As long as all other parameters which control the amplitude of the
borehole characteristics such as rugosity, impedance, etc., remain
constant over the time of measurement of the borehole amplitudes,
the slope of the line defined above and illustrated in FIG. 14 is
independent of the values of such parameters.
Among the parameters which affect borehole echo amplitude are the
sensor performance, the excitation voltage, the attenuation in the
delay-line and matching layer, the sonic coupling between the
sensor and the mud, and the reflectivity of the formation. All such
parameters influence the Y-intercept of the fitted line. A
correlation coefficient of the data may be calculated to validate
the fitting of the line L and to provide for the rejection of an
erroneous calculation of mud attenuation.

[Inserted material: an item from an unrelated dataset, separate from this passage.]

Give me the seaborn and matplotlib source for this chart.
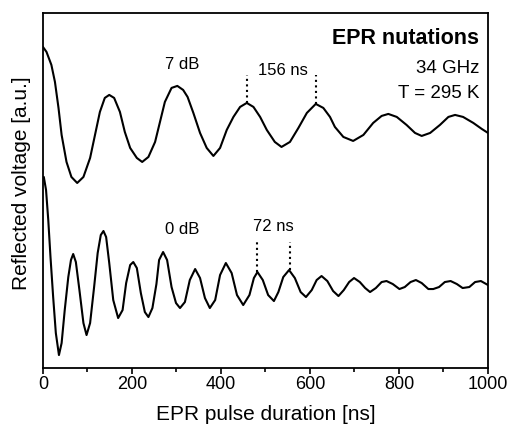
import matplotlib
matplotlib.use("Agg")
import matplotlib.pyplot as plt
import seaborn as sns
import pandas as pd
from matplotlib.ticker import MultipleLocator

# curva 7 dB (tempo em ns, sinal em u.a.)
t_7db = [0, 8, 19, 27, 35, 42, 53, 64, 77, 91, 106, 117, 128, 139, 149, 160, 173, 184,
         196, 211, 223, 237, 252, 263, 274, 289, 302, 315, 325, 338, 353, 368, 383, 398,
         413, 428, 443, 458, 473, 488, 503, 521, 536, 555, 574, 593, 613, 630, 645, 656,
         675, 697, 720, 742, 761, 776, 795, 817, 836, 851, 870, 892, 911, 926, 944, 967,
         986, 1000]
v_7db = [321, 316, 303, 286, 260, 233, 206, 191, 185, 191, 210, 233, 256, 270, 273, 270, 256, 236,
         220, 210, 206, 211, 226, 246, 266, 280, 282, 278, 271, 255, 235, 220, 212, 220,
         238, 251, 261, 265, 261, 251, 238, 226, 221, 226, 240, 255, 264, 260, 251, 241,
         231, 227, 233, 245, 252, 254, 251, 243, 235, 232, 235, 243, 251, 253, 251, 245,
         239, 235]

# curva 0 dB
t_0db = [2, 7, 12, 17, 23, 29, 36, 42, 49, 57, 63, 68, 74, 82, 91, 98, 106, 115, 123, 130,
         136, 142, 149, 158, 169, 179, 187, 196, 203, 211, 220, 229, 237, 246, 255, 261,
         270, 279, 289, 299, 308, 319, 330, 342, 353, 364, 375, 387, 398, 411, 424, 436,
         450, 464, 474, 482, 494, 506, 519, 529, 540, 553, 566, 579, 591, 604, 615, 626,
         639, 652, 664, 676, 688, 699, 712, 724, 735, 748, 761, 772, 786, 801, 813, 826,
         838, 851, 866, 877, 890, 903, 916, 930, 943, 958, 971, 984, 996, 1000]
v_0db = [191, 178, 148, 111, 71, 35, 13, 25, 58, 91, 108, 114, 106, 78, 45, 33, 45, 81, 115, 133,
         137, 131, 105, 68, 50, 58, 85, 103, 106, 100, 75, 56, 51, 60, 84, 108,
         116, 108, 81, 65, 60, 66, 88, 99, 90, 70, 60, 68, 93, 105, 95, 73,
         63, 73, 90, 96, 88, 73, 67, 76, 91, 98, 90, 76, 71, 78, 88, 92,
         87, 77, 72, 78, 86, 90, 86, 80, 76, 80, 86, 87, 84, 79, 81, 86,
         88, 85, 79, 79, 81, 86, 87, 84, 80, 81, 86, 87, 84, 83]

# picos usados para marcar o periodo
picos_7db = [458, 613]
topo_7db = [265, 264]
picos_0db = [482, 555]
topo_0db = [96, 98]

df7 = pd.DataFrame({"t": t_7db, "v": v_7db})
df0 = pd.DataFrame({"t": t_0db, "v": v_0db})

sns.set_style("ticks")
plt.rcParams["font.family"] = ["Liberation Sans", "DejaVu Sans"]
plt.rcParams["text.color"] = "black"
plt.rcParams["axes.labelcolor"] = "black"
plt.rcParams["xtick.color"] = "black"

fig = plt.figure(figsize=(5.11, 4.29), dpi=100)
ax = fig.add_axes([0.084, 0.142, 0.871, 0.828])

linha = dict(color="black", linewidth=1.5, solid_joinstyle="round", solid_capstyle="round")
sns.lineplot(data=df7, x="t", y="v", ax=ax, **linha)
sns.lineplot(data=df0, x="t", y="v", ax=ax, **linha)

for x, y in zip(picos_7db, topo_7db):
    ax.plot([x, x], [y, 293], color="black", linestyle=":", linewidth=1.5)
for x, y in zip(picos_0db, topo_0db):
    ax.plot([x, x], [y, 126], color="black", linestyle=":", linewidth=1.5)

ax.text(312, 303, "7 dB", ha="center", va="center", fontsize=12)
ax.text(539, 297, "156 ns", ha="center", va="center", fontsize=12)
ax.text(312, 138, "0 dB", ha="center", va="center", fontsize=12)
ax.text(517, 141, "72 ns", ha="center", va="center", fontsize=12)

ax.text(0.98, 0.927, "EPR nutations", transform=ax.transAxes, ha="right", va="center",
        fontsize=15.5, fontweight="bold")
ax.text(0.98, 0.844, "34 GHz", transform=ax.transAxes, ha="right", va="center", fontsize=13.5)
ax.text(0.98, 0.773, "T = 295 K", transform=ax.transAxes, ha="right", va="center", fontsize=13.5)

ax.set_xlim(0, 1000)
ax.set_ylim(0, 355)
ax.xaxis.set_major_locator(MultipleLocator(200))
ax.xaxis.set_minor_locator(MultipleLocator(100))
ax.set_yticks([])
ax.tick_params(axis="x", which="major", length=4, width=1.2, labelsize=13, pad=1.5, direction="out")
ax.tick_params(axis="x", which="minor", length=3, width=1.2, direction="out")
for s in ax.spines.values():
    s.set_visible(True)
    s.set_linewidth(1.3)
    s.set_color("black")

ax.set_xlabel("EPR pulse duration [ns]", fontsize=15, labelpad=9)
ax.set_ylabel("Reflected voltage [a.u.]", fontsize=15)
ax.yaxis.set_label_coords(-0.026, 0.52)

fig.savefig("out.png", dpi=100)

A method for gas detection is illustrated in FIG. 15, where mud
attenuation is plotted as a function of time. Such method may be
performed by tool computer 160, or it may be performed by surface
instrumentation computers in surface instrumentation 7 after
amplitude data and standoff data have been transmitted to the
surface. When no gas is in the drilling fluid, sonic mud
attenuation is typically in the range of 1 to 5 db/cm. With a small
gas influx, of the range of 0.2% void fraction of the mud, the
sonic mud attenuation jumps dramatically to 8 to 15 db/c m or more
at the basic sensor frequency Accordingly, such gas influx at time
T.sub.INFLUX is detected by the mud attenuation plot of FIG. 15.
Even without a reference measurement, gas influx may be determined
by the change. A mud attenuation reference measurement (measured as
close a possible to down-hole conditions) improves the resolution
of influx detection.
The increase in the mud impedance curve at time T.sub.INFLUX
confirms the determination of gas influx as illustrated by FIG.
15.
Transmission of Signals to Surface Instrumentation for Further
Processing
The parameters identified above, such as standoff, sonic impedance
and mud attenuation may be determined as a function of drilling
time and stored in electronic module memory 180. These data of such
memory 180 as well as others, may be transmitted to surface
instrumentation 7 via MWD tool 29 using the drilling fluid as a
communication path. Such MWD tool and methods are conventional in
the art of MWD communication.
When the mud attenuation and mud impedance signals received by
surface instrumentation 7 simultaneously increase by a
predetermined amount within a predetermined drilling time period,
an alarm may be generated as signified by bell 7A of FIG. 1.
Various modifications and alterations in the described methods and
apparatus will be apparent to those skilled in the art of the
foregoing description which does not depart from the spirit of the
invention. For this reason, these changes are desired to be
included in the appended claims. The appended claims recite the
only limitation to the present invention. The descriptive manner
which is employed for setting forth the embodiments is to be
interpreted as illustrative but not limitative.